Untouched by the Movies

What effect does a film’s trailer—and the expectations it sets up—have on our experience in the theater?

A few weeks ago I went to see Wild, the film adaptation of Cheryl Strayed’s memoir about hiking the Pacific Crest Trail while she was battling drug and sex addiction and grieving her beloved mother’s death. When the lights came up and the credits started rolling, a chorus of sniffles indicated a collective cathartic reaction in the theater. The row of middle-aged women in front of me wiped away tears in unison, the couple across the aisle held each other tenderly, and I witnessed a woman silently sobbing as her companion rubbed her back and handed her tissues. Meanwhile, I walked out dry-eyed, bored, and, frankly, a bit hungry.

I was surprised to feel so untouched, especially since I had read several reviews that lauded the film’s depth, like from the New York Times and Variety. I’ve been a longtime fan of Strayed and have teared up on more than one occasion while reading her advice column for the Rumpus, Dear Sugar. And, though I’m loathe to admit it, I cry fairly easily at movies, my low point being while watching What to Expect When You’re Expecting on a plane. (In my defense, This American Life did cover that phenomenon in a 2011 episode. Thanks Ira.)

I even left Amour, the Academy Award-winning film about a man watching his elderly wife disintegrate physically and mentally, thinking “Well, I thought that would’ve been sadder.” Am I a sociopath?

I went into Wild expecting to have an emotional release and was let down. But then I recalled a similar result when I saw Blue Valentine—a film that numerous friends described to me as “the most depressing film ever.” I expected to be devastated, and was entirely underwhelmed. I even left Amour, the Academy Award-winning film about a man watching his elderly wife disintegrate physically and mentally, thinking “Well, I thought that would’ve been sadder.” Am I a sociopath?

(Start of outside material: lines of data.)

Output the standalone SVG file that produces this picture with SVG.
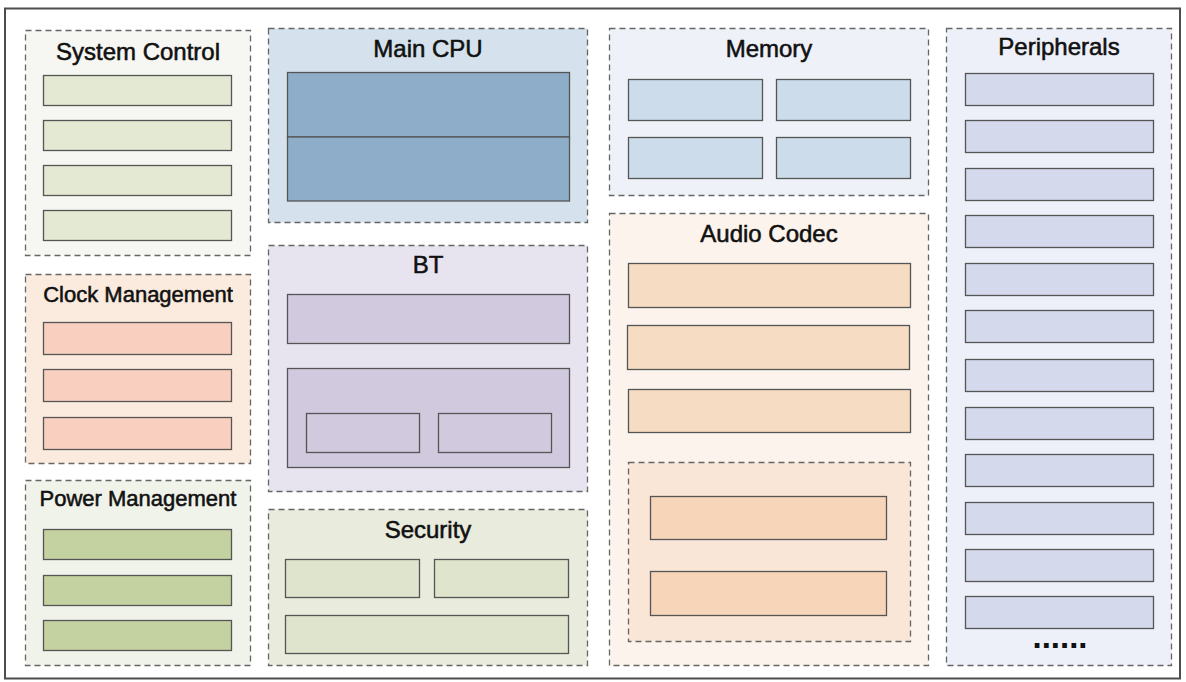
<svg xmlns="http://www.w3.org/2000/svg" width="1186" height="682" viewBox="0 0 1186 682">
<style>
.grp{stroke:#666;stroke-width:1.3;stroke-dasharray:6 4}
.blk{stroke:#555;stroke-width:1.3}
.t{font-family:"Liberation Sans",Arial,sans-serif;font-weight:normal;font-size:24px;fill:#111;stroke:#111;stroke-width:0.55;text-anchor:middle}
.ts{font-size:22px}
</style>
<rect x="0" y="0" width="1186" height="682" fill="#fff"/>
<rect id="frame" x="5" y="8.5" width="1175" height="670" fill="#fff" stroke="#4d4d4d" stroke-width="2"/>

<g id="system-control">
<rect class="grp" x="25.5" y="30.5" width="225" height="225" fill="#f6f7f2"/>
<text class="t" x="138" y="60">System Control</text>
<g fill="#e3e9d3">
<rect class="blk" x="43.5" y="75.5" width="188" height="30"/>
<rect class="blk" x="43.5" y="120.5" width="188" height="30"/>
<rect class="blk" x="43.5" y="165.5" width="188" height="30"/>
<rect class="blk" x="43.5" y="210.5" width="188" height="30"/>
</g>
</g>

<g id="clock-management">
<rect class="grp" x="25.5" y="274.5" width="225" height="189" fill="#fbebde"/>
<text class="t ts" x="138" y="302">Clock Management</text>
<g fill="#f9d0c0">
<rect class="blk" x="43.5" y="322.5" width="188" height="32"/>
<rect class="blk" x="43.5" y="369.5" width="188" height="32"/>
<rect class="blk" x="43.5" y="417.5" width="188" height="32"/>
</g>
</g>

<g id="power-management">
<rect class="grp" x="25.5" y="480.5" width="225" height="185" fill="#f0f3ea"/>
<text class="t ts" x="138" y="506">Power Management</text>
<g fill="#c4d1a0">
<rect class="blk" x="43.5" y="529.5" width="188" height="30"/>
<rect class="blk" x="43.5" y="575.5" width="188" height="30"/>
<rect class="blk" x="43.5" y="620.5" width="188" height="30"/>
</g>
</g>

<g id="main-cpu">
<rect class="grp" x="268.5" y="28.5" width="319" height="194" fill="#d5e2ed"/>
<text class="t" x="428" y="57">Main CPU</text>
<rect class="blk" x="287.5" y="72.5" width="282" height="64.5" fill="#8eadc9"/>
<rect class="blk" x="287.5" y="137" width="282" height="64" fill="#8eadc9"/>
</g>

<g id="bt">
<rect class="grp" x="268.5" y="245.5" width="319" height="246" fill="#e7e4ef"/>
<text class="t" x="428" y="273">BT</text>
<g fill="#d1c9de">
<rect class="blk" x="287.5" y="294.5" width="282" height="49"/>
<rect class="blk" x="287.5" y="368.5" width="282" height="99"/>
<rect class="blk" x="306.5" y="413.5" width="113" height="39"/>
<rect class="blk" x="438.5" y="413.5" width="113" height="39"/>
</g>
</g>

<g id="security">
<rect class="grp" x="268.5" y="509.5" width="319" height="156" fill="#e9ecdc"/>
<text class="t" x="428" y="538">Security</text>
<g fill="#dfe4cc">
<rect class="blk" x="285.5" y="559.5" width="134" height="38"/>
<rect class="blk" x="434.5" y="559.5" width="134" height="38"/>
<rect class="blk" x="285.5" y="615.5" width="283" height="38"/>
</g>
</g>

<g id="memory">
<rect class="grp" x="609.5" y="28.5" width="319" height="167" fill="#eef2f8"/>
<text class="t" x="769" y="57">Memory</text>
<g fill="#ccdcea">
<rect class="blk" x="628.5" y="79.5" width="134" height="41"/>
<rect class="blk" x="776.5" y="79.5" width="134" height="41"/>
<rect class="blk" x="628.5" y="137.5" width="134" height="41"/>
<rect class="blk" x="776.5" y="137.5" width="134" height="41"/>
</g>
</g>

<g id="audio-codec">
<rect class="grp" x="609.5" y="213.5" width="319" height="452" fill="#fcf4ec"/>
<text class="t" x="769" y="242">Audio Codec</text>
<g fill="#f6dcc2">
<rect class="blk" x="628.5" y="263.5" width="282" height="44"/>
<rect class="blk" x="627.5" y="325.5" width="282" height="44"/>
<rect class="blk" x="628.5" y="389.5" width="282" height="43"/>
</g>
<rect class="grp" x="628.5" y="462.5" width="282" height="179" fill="#f9e6d6"/>
<g fill="#f6d5b9">
<rect class="blk" x="650.5" y="496.5" width="236" height="43"/>
<rect class="blk" x="650.5" y="571.5" width="236" height="44"/>
</g>
</g>

<g id="peripherals">
<rect class="grp" x="946.5" y="28.5" width="225" height="637" fill="#edf0f8"/>
<text class="t" x="1059" y="55">Peripherals</text>
<g fill="#d4d9ec">
<rect class="blk" x="965.5" y="73.5" width="188" height="32"/>
<rect class="blk" x="965.5" y="120.5" width="188" height="32"/>
<rect class="blk" x="965.5" y="168.5" width="188" height="32"/>
<rect class="blk" x="965.5" y="215.5" width="188" height="32"/>
<rect class="blk" x="965.5" y="263.5" width="188" height="32"/>
<rect class="blk" x="965.5" y="310.5" width="188" height="32"/>
<rect class="blk" x="965.5" y="359.5" width="188" height="32"/>
<rect class="blk" x="965.5" y="407.5" width="188" height="32"/>
<rect class="blk" x="965.5" y="454.5" width="188" height="32"/>
<rect class="blk" x="965.5" y="502.5" width="188" height="32"/>
<rect class="blk" x="965.5" y="549.5" width="188" height="32"/>
<rect class="blk" x="965.5" y="596.5" width="188" height="32"/>
</g>
<text x="1060" y="648" font-family="Liberation Sans,Arial,sans-serif" font-weight="bold" font-size="33" text-anchor="middle" fill="#111">......</text>
</g>

<g id="connectors"></g>
</svg>
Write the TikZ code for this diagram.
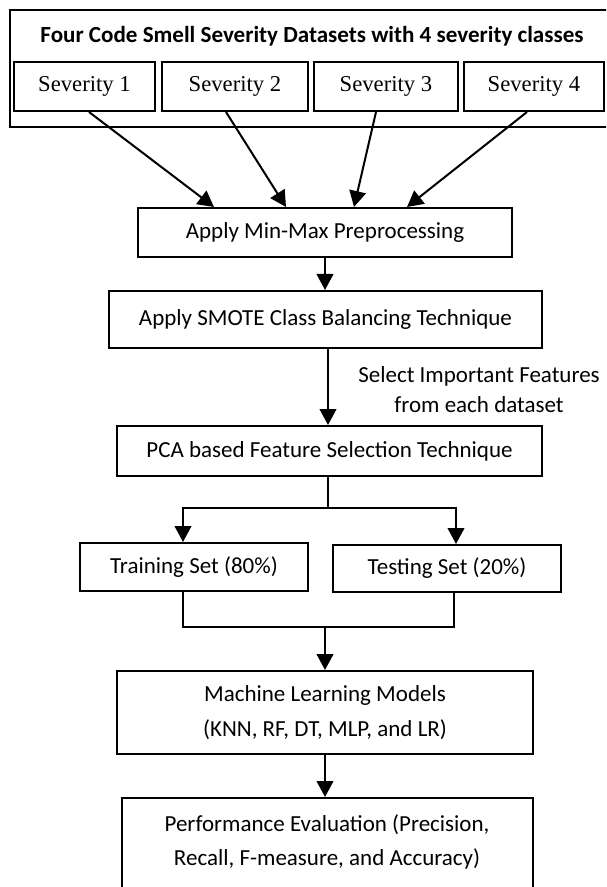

Or was setting myself up to expect an emotional reaction during a film dulling my actual reaction?

I spoke to Uri Hasson, an associate professor of psychology at Princeton University who specializes in neurocinematics, hoping that he could provide a scientific basis to what I was experiencing. “If we have expectations,” he says, “it affects the way we think of stuff.” But his research proved quite the opposite of what I was experiencing.

Hasson and his team performed a study with roughly 40 participants, utilizing a J.D. Salinger short story that could have two vastly different interpretations. One group of participants heard one interpretation and the second heard the alternate while in a brain scanner. The scientists “used support vector machine code to look for brain areas that responded differently as a function of context.” For the most part, their opinion of the meaning of the story would correlate with the interpretation they were presented with at the beginning of the experiment.

Afterwards, the researchers interviewed subjects without knowing which story interpretation they had initially been presented with. After looking at brain scans showing activity in the subjects who listened to the story, the researchers were able to predict which interpretation the subject had heard with 70 to 80 percent accuracy.

Movie trailers function in a similar way—and so Hasson believes that “a good trailer is for a movie you want to see but you’re confused … we’re very sensitive machines, so everything matters.” There is a hierarchy in terms of how different forms of media skew expectation. Most influential is when one’s already seen the movie they’re re-watching, while seeing the trailer provides more context than hearing about the movie from friends or reading reviews.

We’re constantly bombarded with hype and press promoting films, so it can be difficult to avoid seeing a trailer before seeing a movie in its entirety (especially if you’re a regular theatergoer)—but knowing that the trailer could impact his viewing, Hasson tries to avoid them as much as possible. He mentioned that, a few nights before we met, he saw a movie without knowing anything about it and thought it was excellent. It turned out to be Wild.